* START *
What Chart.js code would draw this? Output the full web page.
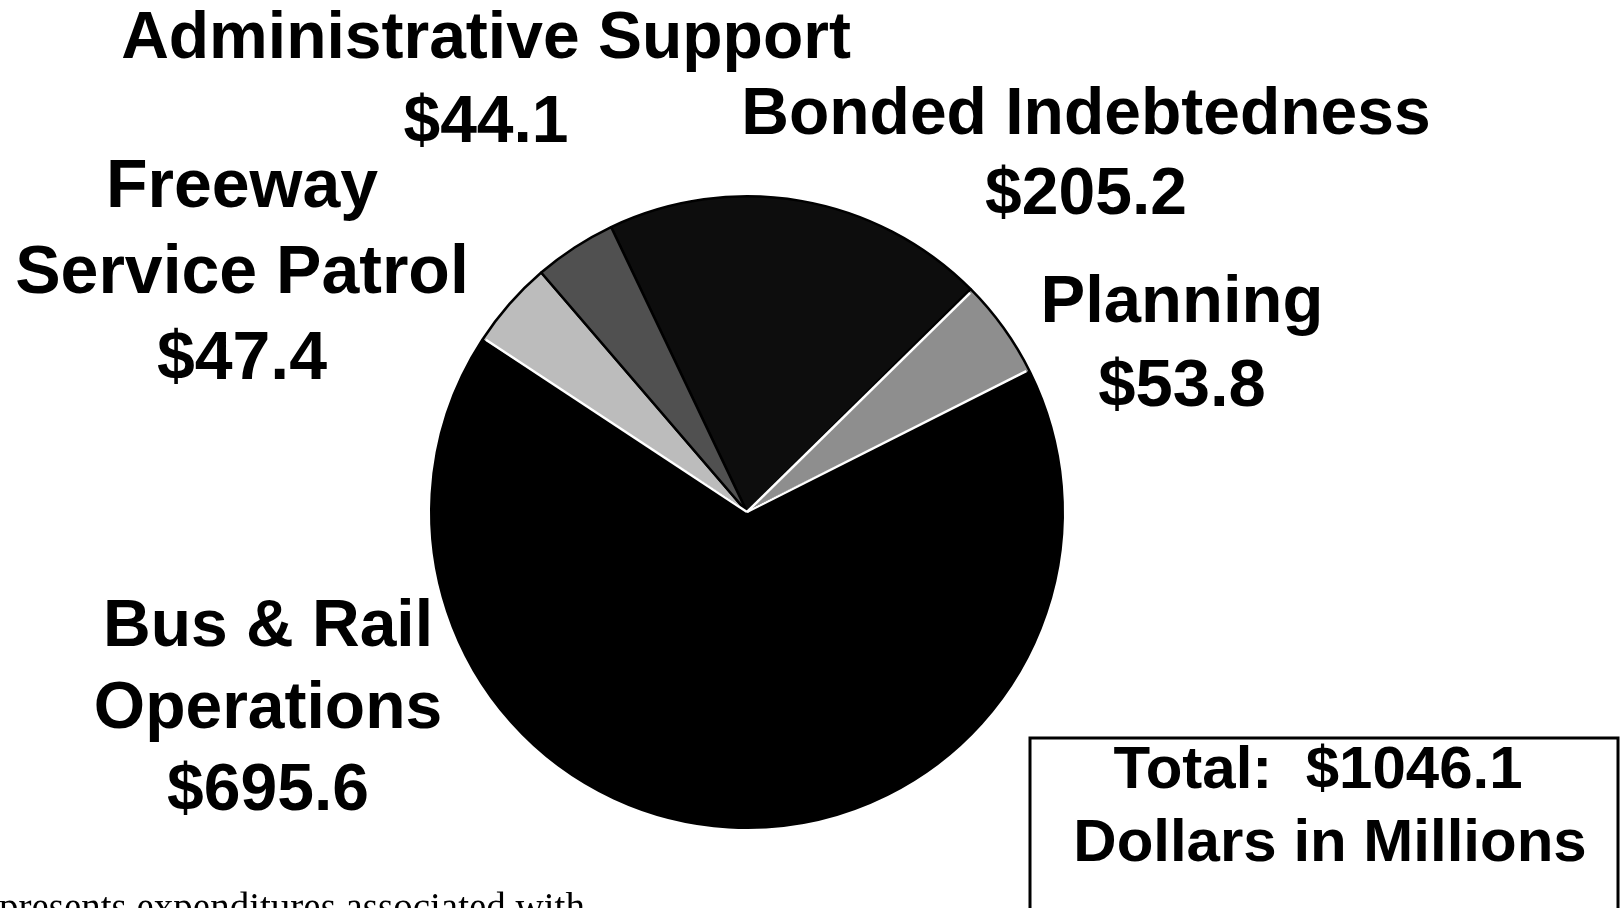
<!DOCTYPE html>
<html>
<head>
<meta charset="utf-8">
<script src="https://cdn.jsdelivr.net/npm/chart.js@4/dist/chart.umd.min.js"></script>
<style>
  html, body { margin: 0; padding: 0; background: #fff; overflow: hidden; }
  #wrap { position: relative; width: 1623px; height: 908px; }
  canvas { position: absolute; left: 0; top: 0; }
</style>
</head>
<body>
<div id="wrap"><canvas id="c" width="1623" height="908"></canvas></div>
<script>
// Expenditure categories, dollars in millions
const categories = ['Bonded Indebtedness', 'Planning', 'Bus & Rail Operations', 'Freeway Service Patrol', 'Administrative Support'];
const amounts = [205.2, 53.8, 695.6, 47.4, 44.1];
const sliceColors = ['#0d0d0d', '#8e8e8e', '#000000', '#bcbcbc', '#505050'];
const totalLabel = 'Total:  $1046.1';
const unitsLabel = 'Dollars in Millions';
const footText = 'presents expenditures associated with';

// Label lines per slice; the dollar line comes from the amounts array
const labelLines = [
  ['Bonded Indebtedness'],
  ['Planning'],
  ['Bus & Rail', 'Operations'],
  ['Freeway', 'Service Patrol'],
  ['Administrative Support']
];
// Where each label block is centred (x), the baseline of its first line, line gap and type size
const labelSpots = [
  { x: 1086, y: 134, gap: 80, size: 66 },
  { x: 1182, y: 322, gap: 84, size: 67 },
  { x: 268, y: 646, gap: 82, size: 66 },
  { x: 242, y: 207, gap: 86, size: 68 },
  { x: 486, y: 58, gap: 84, size: 66 }
];

const boldFont = s => 'bold ' + s + 'px "Liberation Sans", Arial, sans-serif';

const labelPlugin = {
  id: 'sliceLabels',
  afterDatasetsDraw(chart) {
    // thin light seams along the edges of the pale slices
    const arcs = chart.getDatasetMeta(0).data;
    const ctx = chart.ctx;
    ctx.save();
    ctx.strokeStyle = '#ffffff';
    ctx.lineWidth = 2.5;
    [[3, 'startAngle', 1], [1, 'endAngle', -1], [1, 'startAngle', 1]].forEach(([i, key, dir]) => {
      const a = arcs[i];
      const ang = a[key] + dir * 0.007;
      ctx.beginPath();
      ctx.moveTo(a.x, a.y);
      ctx.lineTo(a.x + Math.cos(ang) * (a.outerRadius - 3), a.y + Math.sin(ang) * (a.outerRadius - 3));
      ctx.stroke();
    });
    ctx.restore();
  },
  afterDraw(chart) {
    const ctx = chart.ctx;
    ctx.save();
    ctx.fillStyle = '#000';
    ctx.textAlign = 'center';
    ctx.textBaseline = 'alphabetic';
    amounts.forEach((v, i) => {
      const lines = labelLines[i].concat(['$' + v.toFixed(1)]);
      const s = labelSpots[i];
      ctx.font = boldFont(s.size);
      lines.forEach((t, k) => ctx.fillText(t, s.x, s.y + k * s.gap));
    });

    // Total box
    ctx.lineWidth = 3;
    ctx.strokeStyle = '#000';
    ctx.strokeRect(1030, 738, 588, 200);
    ctx.font = boldFont(60);
    ctx.fillText(totalLabel, 1318, 788);
    ctx.fillText(unitsLabel, 1330, 861);

    // Running note along the bottom edge
    ctx.textAlign = 'left';
    ctx.font = '39px "Liberation Serif", "Times New Roman", serif';
    ctx.fillText(footText, -1, 920);
    ctx.restore();
  }
};

new Chart(document.getElementById('c'), {
  type: 'pie',
  data: {
    labels: categories,
    datasets: [{
      data: amounts,
      backgroundColor: sliceColors,
      borderColor: '#000',
      borderWidth: 2.5
    }]
  },
  options: {
    responsive: false,
    animation: false,
    rotation: -25.5,
    layout: { padding: { left: 430, right: 559, top: 195, bottom: 79 } },
    plugins: {
      legend: { display: false },
      tooltip: { enabled: false }
    }
  },
  plugins: [labelPlugin]
});
</script>
</body>
</html>
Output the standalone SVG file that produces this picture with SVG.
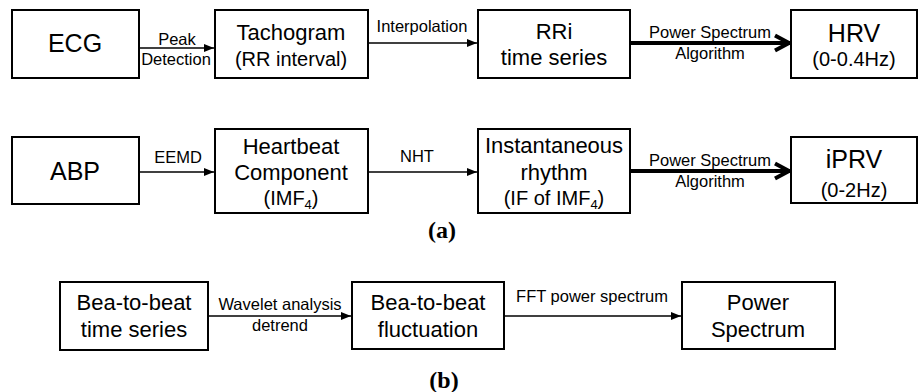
* END *
# Written problem:
Omit pictures; set down the rest of the material word for word.

# Expected answer:
What Chart.js code would draw this? Output the full web page.
<!DOCTYPE html>
<html>
<head>
<meta charset="utf-8">
<script src="https://cdn.jsdelivr.net/npm/chart.js@4/dist/chart.umd.min.js"></script>
<style>
  html, body { margin: 0; padding: 0; background: #fff; overflow: hidden; }
  #wrap { position: relative; width: 1623px; height: 908px; }
  canvas { position: absolute; left: 0; top: 0; }
</style>
</head>
<body>
<div id="wrap"><canvas id="c" width="1623" height="908"></canvas></div>
<script>
// Expenditure categories, dollars in millions
const categories = ['Bonded Indebtedness', 'Planning', 'Bus & Rail Operations', 'Freeway Service Patrol', 'Administrative Support'];
const amounts = [205.2, 53.8, 695.6, 47.4, 44.1];
const sliceColors = ['#0d0d0d', '#8e8e8e', '#000000', '#bcbcbc', '#505050'];
const totalLabel = 'Total:  $1046.1';
const unitsLabel = 'Dollars in Millions';
const footText = 'presents expenditures associated with';

// Label lines per slice; the dollar line comes from the amounts array
const labelLines = [
  ['Bonded Indebtedness'],
  ['Planning'],
  ['Bus & Rail', 'Operations'],
  ['Freeway', 'Service Patrol'],
  ['Administrative Support']
];
// Where each label block is centred (x), the baseline of its first line, line gap and type size
const labelSpots = [
  { x: 1086, y: 134, gap: 80, size: 66 },
  { x: 1182, y: 322, gap: 84, size: 67 },
  { x: 268, y: 646, gap: 82, size: 66 },
  { x: 242, y: 207, gap: 86, size: 68 },
  { x: 486, y: 58, gap: 84, size: 66 }
];

const boldFont = s => 'bold ' + s + 'px "Liberation Sans", Arial, sans-serif';

const labelPlugin = {
  id: 'sliceLabels',
  afterDatasetsDraw(chart) {
    // thin light seams along the edges of the pale slices
    const arcs = chart.getDatasetMeta(0).data;
    const ctx = chart.ctx;
    ctx.save();
    ctx.strokeStyle = '#ffffff';
    ctx.lineWidth = 2.5;
    [[3, 'startAngle', 1], [1, 'endAngle', -1], [1, 'startAngle', 1]].forEach(([i, key, dir]) => {
      const a = arcs[i];
      const ang = a[key] + dir * 0.007;
      ctx.beginPath();
      ctx.moveTo(a.x, a.y);
      ctx.lineTo(a.x + Math.cos(ang) * (a.outerRadius - 3), a.y + Math.sin(ang) * (a.outerRadius - 3));
      ctx.stroke();
    });
    ctx.restore();
  },
  afterDraw(chart) {
    const ctx = chart.ctx;
    ctx.save();
    ctx.fillStyle = '#000';
    ctx.textAlign = 'center';
    ctx.textBaseline = 'alphabetic';
    amounts.forEach((v, i) => {
      const lines = labelLines[i].concat(['$' + v.toFixed(1)]);
      const s = labelSpots[i];
      ctx.font = boldFont(s.size);
      lines.forEach((t, k) => ctx.fillText(t, s.x, s.y + k * s.gap));
    });

    // Total box
    ctx.lineWidth = 3;
    ctx.strokeStyle = '#000';
    ctx.strokeRect(1030, 738, 588, 200);
    ctx.font = boldFont(60);
    ctx.fillText(totalLabel, 1318, 788);
    ctx.fillText(unitsLabel, 1330, 861);

    // Running note along the bottom edge
    ctx.textAlign = 'left';
    ctx.font = '39px "Liberation Serif", "Times New Roman", serif';
    ctx.fillText(footText, -1, 920);
    ctx.restore();
  }
};

new Chart(document.getElementById('c'), {
  type: 'pie',
  data: {
    labels: categories,
    datasets: [{
      data: amounts,
      backgroundColor: sliceColors,
      borderColor: '#000',
      borderWidth: 2.5
    }]
  },
  options: {
    responsive: false,
    animation: false,
    rotation: -25.5,
    layout: { padding: { left: 430, right: 559, top: 195, bottom: 79 } },
    plugins: {
      legend: { display: false },
      tooltip: { enabled: false }
    }
  },
  plugins: [labelPlugin]
});
</script>
</body>
</html>
Output the standalone SVG file that produces this picture with SVG.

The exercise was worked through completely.